As you can tell from this brief synopsis, this is a story with an interesting twist. Although the premise seems simple at first, the way the plot plays with Melvin and creates a loveable, compelling, and completely obnoxious character is what makes this film so special. Jack Nicholson can pull all the registers in this film and play off all his facets and skills. One moment he is a dark, ominously threatening, powerful man who is ready to tear his neighbor to pieces, and the next moment he is a helpless and sick man on the verge of breaking. Every emotion a person like Melvin could possibly go through is represented in this film, and Jack Nicholson shines in his portrayal of all these nuances of human nature. The same is true for Helen Hunt, who throws in an incredibly personal and touching performance as a mother whose top priority is her child’s well-being, although in what is probably the only weakness in the otherwise superb and delicate script, the child leaves the overall picture halfway through the film. Every minute you feel her being torn between liking and despising the man who turns her life around with the snap of his fingers. Nicholson and Hunt have a strong chemistry in this movie that is clearly "as good as it gets" and immediately brings classic couples such as Humphrey Bogart and Ingrid Bergman to mind. Somehow the whole film has a magical feeling to it. The story feels fresh and is exceedingly well paced, without ever letting go of the viewer’s attention. James Brooks’ stylish direction and the complete production design is so atmospheric and truthful, it practically breathes Manhattan. The acting is so good that it easily elevates the film over any other comedy we have seen in theaters this year, making the film’s substantial running length some of the most enjoyable and entertaining 139 minutes in cinema.
Columbia TriStar Home Video has released "As Good As It Gets" on a double-sided disc, containing both an anamorphic widescreen transfer and a pan&scan version of the film. The widescreen version restores the film’s original theatrical 1.85:1 aspect ratio and both transfers are excellent in sharpness and the level of detail they exhibit. The film transfer is clean with sharp edges and no noise. Colors are extremely natural with solid, deep blacks and plenty of detail in the shadows and dark areas. No signs of chroma noise or pixelation are found in this beautiful transfer.

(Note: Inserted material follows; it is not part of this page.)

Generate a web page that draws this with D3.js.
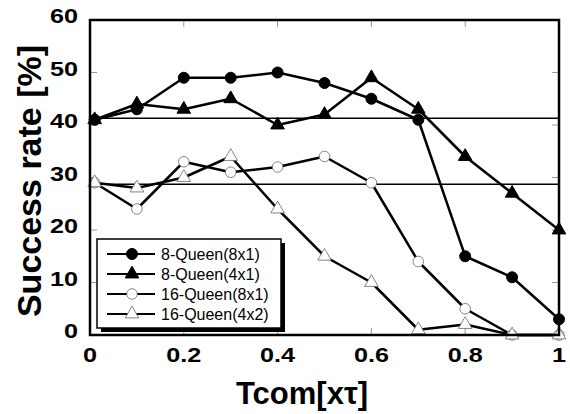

"As Good As It Gets" features a 5.1 channel Dolby Digital soundtrack that is oftentimes bustling with activity. It nicely reproduces the big city activity with very good spatial integration, breathing life in the ambient soundtrack. The film is also carried through Hans Zimmer’s emotional music score that nicely reflects the subtle changes in emotions the story creates, without giving away hints. The disc also contains a commentary track with director James Brooks, Jack Nicholson, Helen Hunt, and Greg Kinnear that is both amusing and interesting, and fills in quite a bit of background on this romantic comedy.
Of course, when I started watching "As Good As It Gets", expectations were extremely high. I had seen the Oscar and Golden Globe Awards and knew about the stir the film caused. Never did I expect a film that was so tight and well done, however. Even with my guard up, the film caught me completely by surprise and I enjoyed every single minute of it. Perhaps what impresses me the most about it is that the film is neither dark nor negative. There is no "ultimate bad guy", there is no killing and there is no sinister atmosphere anywhere in this film, although the main issue the film deals with is of a rather serious nature. It makes for a very relaxing experience while at the same time reminding us just how intimately vulnerable, intrinsically "original" and eccentric we all are. If you intend to buy only one disc in the next months, make sure it is this one. "As Good As It Gets" is a masterpiece and a heartfelt comedy without silly slapstick humor.